## What you will do
Reproduce exactly, and nothing else, the lines from the one that contains "Clone this chart in Apache ECharts." through the one that contains "const yTicks = [-250, -200, -150, -100, -50, 0];". Leave the pictures out.

## Record excerpts
· · · · · · ·

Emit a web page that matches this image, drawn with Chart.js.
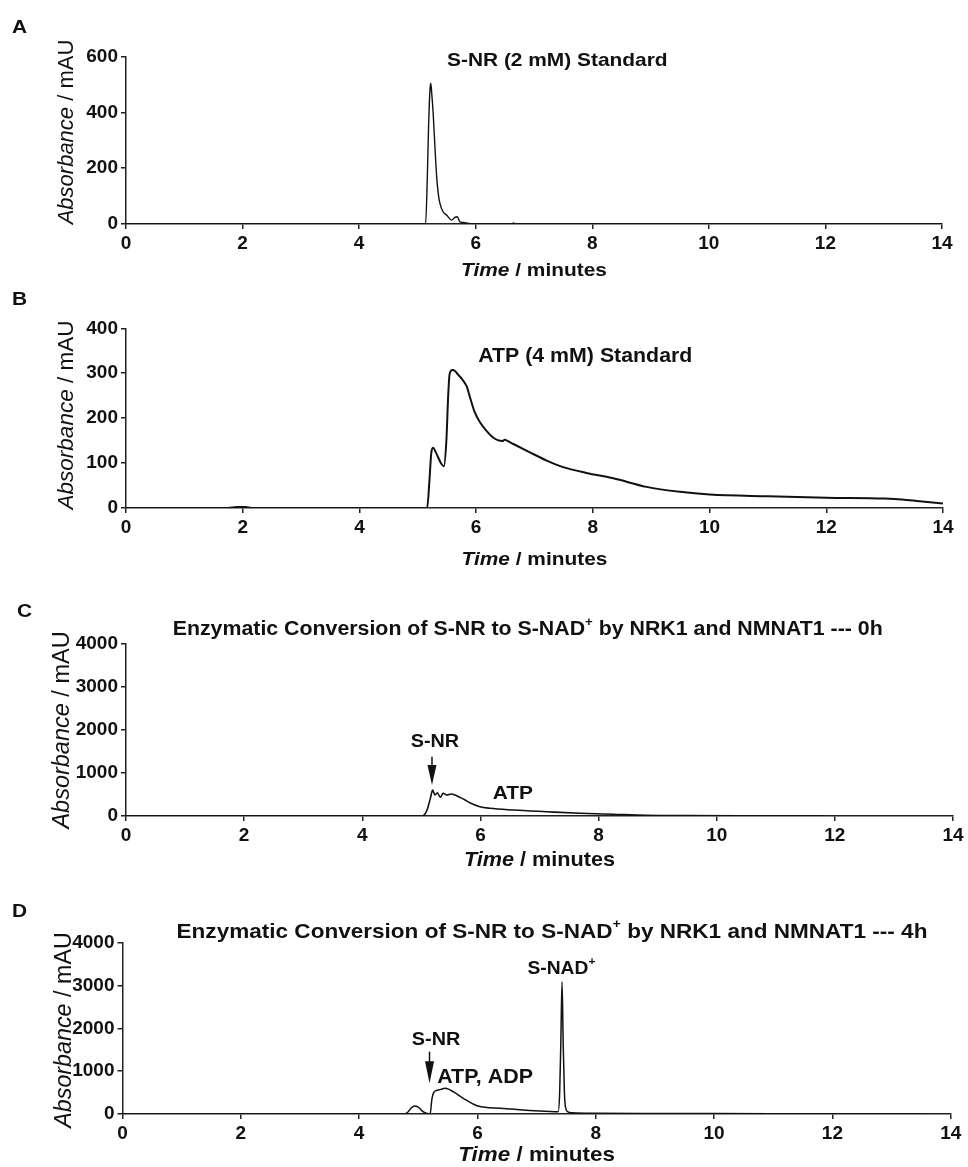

· · · · · · ·

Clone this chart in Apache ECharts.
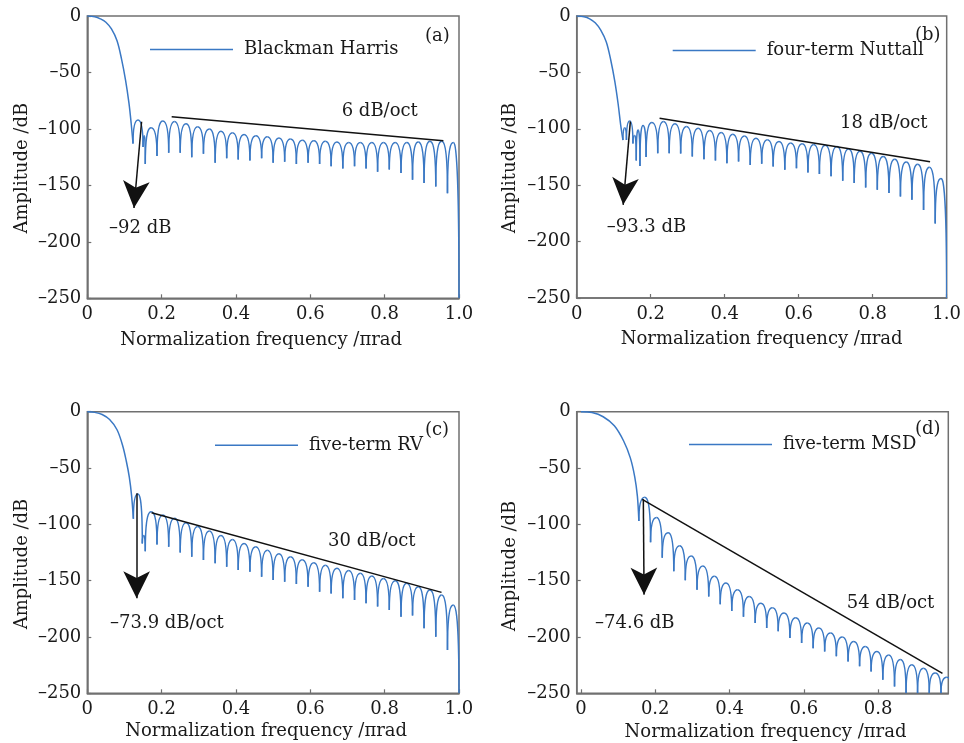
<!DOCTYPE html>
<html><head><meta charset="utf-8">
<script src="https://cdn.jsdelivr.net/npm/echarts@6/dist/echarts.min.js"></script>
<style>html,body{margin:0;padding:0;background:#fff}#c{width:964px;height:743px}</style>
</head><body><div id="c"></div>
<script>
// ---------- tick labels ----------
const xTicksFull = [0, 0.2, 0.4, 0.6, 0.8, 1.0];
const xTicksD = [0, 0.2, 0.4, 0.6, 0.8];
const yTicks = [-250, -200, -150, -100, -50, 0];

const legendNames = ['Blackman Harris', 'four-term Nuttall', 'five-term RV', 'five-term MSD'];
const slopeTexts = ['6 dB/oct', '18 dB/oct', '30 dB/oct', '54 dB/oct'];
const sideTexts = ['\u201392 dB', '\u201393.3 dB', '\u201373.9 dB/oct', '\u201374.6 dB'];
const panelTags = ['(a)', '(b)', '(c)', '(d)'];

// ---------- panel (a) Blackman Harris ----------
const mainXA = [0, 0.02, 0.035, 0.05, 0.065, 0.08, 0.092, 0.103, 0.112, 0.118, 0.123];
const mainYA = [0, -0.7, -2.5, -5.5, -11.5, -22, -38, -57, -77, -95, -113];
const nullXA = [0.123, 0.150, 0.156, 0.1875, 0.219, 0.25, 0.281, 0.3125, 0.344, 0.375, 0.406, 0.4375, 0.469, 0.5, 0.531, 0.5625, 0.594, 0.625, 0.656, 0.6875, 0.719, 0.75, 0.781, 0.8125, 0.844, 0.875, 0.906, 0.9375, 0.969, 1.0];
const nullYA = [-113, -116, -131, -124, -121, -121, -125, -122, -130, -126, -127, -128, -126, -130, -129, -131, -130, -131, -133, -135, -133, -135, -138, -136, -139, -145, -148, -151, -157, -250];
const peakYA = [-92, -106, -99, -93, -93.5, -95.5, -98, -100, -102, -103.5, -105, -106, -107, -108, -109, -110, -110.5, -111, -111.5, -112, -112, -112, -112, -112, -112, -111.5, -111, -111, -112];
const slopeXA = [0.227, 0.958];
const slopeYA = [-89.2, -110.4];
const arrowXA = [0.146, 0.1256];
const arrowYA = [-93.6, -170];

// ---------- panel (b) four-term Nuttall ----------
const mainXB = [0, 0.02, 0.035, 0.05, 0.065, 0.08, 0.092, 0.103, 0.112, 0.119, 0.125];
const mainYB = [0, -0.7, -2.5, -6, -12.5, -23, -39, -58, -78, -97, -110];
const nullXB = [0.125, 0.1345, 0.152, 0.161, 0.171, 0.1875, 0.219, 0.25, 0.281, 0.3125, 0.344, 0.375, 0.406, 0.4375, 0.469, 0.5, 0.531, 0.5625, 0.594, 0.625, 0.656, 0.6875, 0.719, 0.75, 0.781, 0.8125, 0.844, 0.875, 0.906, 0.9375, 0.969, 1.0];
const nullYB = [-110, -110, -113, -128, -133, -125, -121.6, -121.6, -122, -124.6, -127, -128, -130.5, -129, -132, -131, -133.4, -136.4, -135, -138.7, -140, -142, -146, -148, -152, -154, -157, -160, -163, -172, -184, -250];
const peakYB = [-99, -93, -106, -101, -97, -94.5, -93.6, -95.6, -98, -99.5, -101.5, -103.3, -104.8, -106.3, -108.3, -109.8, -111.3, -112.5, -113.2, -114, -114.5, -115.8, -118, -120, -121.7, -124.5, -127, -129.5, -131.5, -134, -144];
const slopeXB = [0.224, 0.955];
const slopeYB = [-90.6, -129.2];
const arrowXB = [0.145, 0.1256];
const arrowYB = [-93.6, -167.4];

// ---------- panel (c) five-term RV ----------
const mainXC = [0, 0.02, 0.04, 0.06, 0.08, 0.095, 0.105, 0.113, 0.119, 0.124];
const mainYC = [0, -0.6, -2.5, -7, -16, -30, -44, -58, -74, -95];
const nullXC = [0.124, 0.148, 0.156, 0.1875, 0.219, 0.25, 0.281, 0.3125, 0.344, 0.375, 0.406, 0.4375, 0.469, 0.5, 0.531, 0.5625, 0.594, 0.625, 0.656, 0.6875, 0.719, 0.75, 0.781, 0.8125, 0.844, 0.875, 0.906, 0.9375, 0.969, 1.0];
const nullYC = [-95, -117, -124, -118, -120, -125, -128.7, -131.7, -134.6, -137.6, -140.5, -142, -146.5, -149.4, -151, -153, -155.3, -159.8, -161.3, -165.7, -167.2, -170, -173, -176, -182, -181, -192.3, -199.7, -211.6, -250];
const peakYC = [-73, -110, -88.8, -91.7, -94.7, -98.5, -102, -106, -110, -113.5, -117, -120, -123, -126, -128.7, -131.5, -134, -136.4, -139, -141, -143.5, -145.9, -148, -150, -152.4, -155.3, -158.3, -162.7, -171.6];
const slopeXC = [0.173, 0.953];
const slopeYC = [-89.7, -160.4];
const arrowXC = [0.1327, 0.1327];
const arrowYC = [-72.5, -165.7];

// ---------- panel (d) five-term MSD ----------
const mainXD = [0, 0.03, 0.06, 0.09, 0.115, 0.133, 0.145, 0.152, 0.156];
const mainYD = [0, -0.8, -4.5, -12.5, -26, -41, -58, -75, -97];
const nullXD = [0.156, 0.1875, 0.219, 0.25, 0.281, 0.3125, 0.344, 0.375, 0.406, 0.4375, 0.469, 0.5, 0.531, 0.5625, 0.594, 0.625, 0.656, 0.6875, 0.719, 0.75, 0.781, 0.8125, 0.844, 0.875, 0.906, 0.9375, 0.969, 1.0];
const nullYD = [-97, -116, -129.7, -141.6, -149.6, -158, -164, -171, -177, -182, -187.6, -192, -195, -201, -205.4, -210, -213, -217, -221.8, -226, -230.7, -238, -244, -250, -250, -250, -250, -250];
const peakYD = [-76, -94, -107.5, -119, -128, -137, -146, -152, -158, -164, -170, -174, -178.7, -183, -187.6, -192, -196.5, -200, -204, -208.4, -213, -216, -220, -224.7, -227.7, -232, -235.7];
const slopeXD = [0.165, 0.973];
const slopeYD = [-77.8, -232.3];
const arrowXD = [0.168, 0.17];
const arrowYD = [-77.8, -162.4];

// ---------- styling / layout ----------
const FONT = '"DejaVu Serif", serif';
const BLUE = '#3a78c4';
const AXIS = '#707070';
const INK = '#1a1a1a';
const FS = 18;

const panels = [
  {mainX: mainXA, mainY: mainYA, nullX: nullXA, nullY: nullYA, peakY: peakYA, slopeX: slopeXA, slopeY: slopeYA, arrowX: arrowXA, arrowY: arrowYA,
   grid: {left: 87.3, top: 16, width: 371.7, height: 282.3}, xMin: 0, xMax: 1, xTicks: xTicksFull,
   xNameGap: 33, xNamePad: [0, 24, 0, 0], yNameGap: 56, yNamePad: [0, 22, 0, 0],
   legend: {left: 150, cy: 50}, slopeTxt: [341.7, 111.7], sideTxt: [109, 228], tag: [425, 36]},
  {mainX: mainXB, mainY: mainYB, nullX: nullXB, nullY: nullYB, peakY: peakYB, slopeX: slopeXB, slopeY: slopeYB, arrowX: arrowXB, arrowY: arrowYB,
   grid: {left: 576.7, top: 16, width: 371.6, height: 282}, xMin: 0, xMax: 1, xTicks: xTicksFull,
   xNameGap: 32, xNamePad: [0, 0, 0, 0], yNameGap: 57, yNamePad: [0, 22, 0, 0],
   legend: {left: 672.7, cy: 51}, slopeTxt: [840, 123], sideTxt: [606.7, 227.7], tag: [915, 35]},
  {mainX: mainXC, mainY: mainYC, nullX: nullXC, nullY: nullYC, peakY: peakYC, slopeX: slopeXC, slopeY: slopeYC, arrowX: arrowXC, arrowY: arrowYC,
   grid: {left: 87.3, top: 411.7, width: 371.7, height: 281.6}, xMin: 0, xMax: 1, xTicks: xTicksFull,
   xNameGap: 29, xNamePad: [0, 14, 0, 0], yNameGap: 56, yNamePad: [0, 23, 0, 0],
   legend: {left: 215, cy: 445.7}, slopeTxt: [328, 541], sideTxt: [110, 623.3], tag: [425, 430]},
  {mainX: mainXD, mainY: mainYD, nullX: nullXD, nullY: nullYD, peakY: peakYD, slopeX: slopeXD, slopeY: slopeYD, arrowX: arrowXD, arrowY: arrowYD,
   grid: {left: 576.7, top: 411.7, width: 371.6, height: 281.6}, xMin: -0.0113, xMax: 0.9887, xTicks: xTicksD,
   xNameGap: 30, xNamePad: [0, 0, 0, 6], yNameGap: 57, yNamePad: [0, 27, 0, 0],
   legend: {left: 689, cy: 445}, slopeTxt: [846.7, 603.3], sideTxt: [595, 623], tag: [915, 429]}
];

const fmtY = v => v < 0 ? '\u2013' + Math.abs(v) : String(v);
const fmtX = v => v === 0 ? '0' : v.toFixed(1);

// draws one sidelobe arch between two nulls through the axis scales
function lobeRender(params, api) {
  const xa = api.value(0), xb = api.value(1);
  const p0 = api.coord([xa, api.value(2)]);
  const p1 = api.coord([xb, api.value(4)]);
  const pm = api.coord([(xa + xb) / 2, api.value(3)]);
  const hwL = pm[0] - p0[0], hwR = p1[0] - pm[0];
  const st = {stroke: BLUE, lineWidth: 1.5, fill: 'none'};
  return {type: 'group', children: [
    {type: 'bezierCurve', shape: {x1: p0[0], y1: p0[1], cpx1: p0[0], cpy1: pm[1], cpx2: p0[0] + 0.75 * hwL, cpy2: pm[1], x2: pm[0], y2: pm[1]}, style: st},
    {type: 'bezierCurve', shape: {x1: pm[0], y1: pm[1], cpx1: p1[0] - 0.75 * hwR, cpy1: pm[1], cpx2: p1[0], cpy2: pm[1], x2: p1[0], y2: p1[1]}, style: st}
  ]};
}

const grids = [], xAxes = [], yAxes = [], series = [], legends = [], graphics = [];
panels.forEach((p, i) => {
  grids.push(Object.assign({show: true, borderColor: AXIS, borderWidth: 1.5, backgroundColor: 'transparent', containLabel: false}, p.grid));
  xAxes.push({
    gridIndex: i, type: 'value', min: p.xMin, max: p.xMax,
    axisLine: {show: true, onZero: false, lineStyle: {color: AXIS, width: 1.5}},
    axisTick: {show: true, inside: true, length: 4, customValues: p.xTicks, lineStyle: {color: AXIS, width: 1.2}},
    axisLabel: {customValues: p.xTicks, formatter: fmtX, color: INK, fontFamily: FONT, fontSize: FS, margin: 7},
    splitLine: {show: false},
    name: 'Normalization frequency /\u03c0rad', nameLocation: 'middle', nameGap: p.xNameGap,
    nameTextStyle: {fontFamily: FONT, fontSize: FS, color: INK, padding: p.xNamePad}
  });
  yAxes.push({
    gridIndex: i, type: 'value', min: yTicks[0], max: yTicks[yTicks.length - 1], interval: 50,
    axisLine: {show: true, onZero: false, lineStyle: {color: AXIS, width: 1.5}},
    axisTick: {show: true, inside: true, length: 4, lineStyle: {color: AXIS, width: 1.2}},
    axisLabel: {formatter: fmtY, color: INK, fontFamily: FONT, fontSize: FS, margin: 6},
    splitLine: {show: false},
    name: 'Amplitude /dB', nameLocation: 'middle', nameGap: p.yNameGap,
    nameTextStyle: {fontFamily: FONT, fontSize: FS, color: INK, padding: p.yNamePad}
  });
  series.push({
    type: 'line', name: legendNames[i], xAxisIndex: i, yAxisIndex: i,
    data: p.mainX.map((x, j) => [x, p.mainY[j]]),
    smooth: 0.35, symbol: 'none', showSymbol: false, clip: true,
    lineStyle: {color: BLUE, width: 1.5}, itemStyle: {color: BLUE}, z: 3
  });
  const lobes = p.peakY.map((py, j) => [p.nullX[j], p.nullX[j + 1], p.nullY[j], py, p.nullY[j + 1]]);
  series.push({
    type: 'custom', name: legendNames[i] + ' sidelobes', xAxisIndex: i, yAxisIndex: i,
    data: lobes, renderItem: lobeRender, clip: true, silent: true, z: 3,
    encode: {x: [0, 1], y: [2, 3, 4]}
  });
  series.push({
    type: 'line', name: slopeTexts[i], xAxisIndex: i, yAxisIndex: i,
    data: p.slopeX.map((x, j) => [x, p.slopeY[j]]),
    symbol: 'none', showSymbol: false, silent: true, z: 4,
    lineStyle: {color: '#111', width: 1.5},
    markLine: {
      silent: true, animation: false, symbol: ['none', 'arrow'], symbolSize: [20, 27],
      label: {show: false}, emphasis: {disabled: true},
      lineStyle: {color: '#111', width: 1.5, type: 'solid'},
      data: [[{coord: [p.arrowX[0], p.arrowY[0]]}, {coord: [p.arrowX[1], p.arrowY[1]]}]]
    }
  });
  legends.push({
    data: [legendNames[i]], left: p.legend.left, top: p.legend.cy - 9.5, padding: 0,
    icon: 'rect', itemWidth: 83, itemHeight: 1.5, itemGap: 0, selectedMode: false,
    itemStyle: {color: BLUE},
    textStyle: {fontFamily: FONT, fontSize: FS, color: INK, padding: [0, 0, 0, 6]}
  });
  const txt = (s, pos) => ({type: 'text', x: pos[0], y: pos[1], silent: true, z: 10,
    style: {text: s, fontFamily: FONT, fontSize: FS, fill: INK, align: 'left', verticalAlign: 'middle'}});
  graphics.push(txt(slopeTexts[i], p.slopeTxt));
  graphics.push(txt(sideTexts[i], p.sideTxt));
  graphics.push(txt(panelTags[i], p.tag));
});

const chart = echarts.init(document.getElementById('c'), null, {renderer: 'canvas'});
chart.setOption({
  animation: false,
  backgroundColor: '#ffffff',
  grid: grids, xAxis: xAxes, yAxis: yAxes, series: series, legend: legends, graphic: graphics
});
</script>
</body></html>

· · · · · · ·

## Result below
Clone this chart in Apache ECharts.
<!DOCTYPE html>
<html><head><meta charset="utf-8">
<script src="https://cdn.jsdelivr.net/npm/echarts@6/dist/echarts.min.js"></script>
<style>html,body{margin:0;padding:0;background:#fff}#c{width:964px;height:743px}</style>
</head><body><div id="c"></div>
<script>
// ---------- tick labels ----------
const xTicksFull = [0, 0.2, 0.4, 0.6, 0.8, 1.0];
const xTicksD = [0, 0.2, 0.4, 0.6, 0.8];
const yTicks = [-250, -200, -150, -100, -50, 0];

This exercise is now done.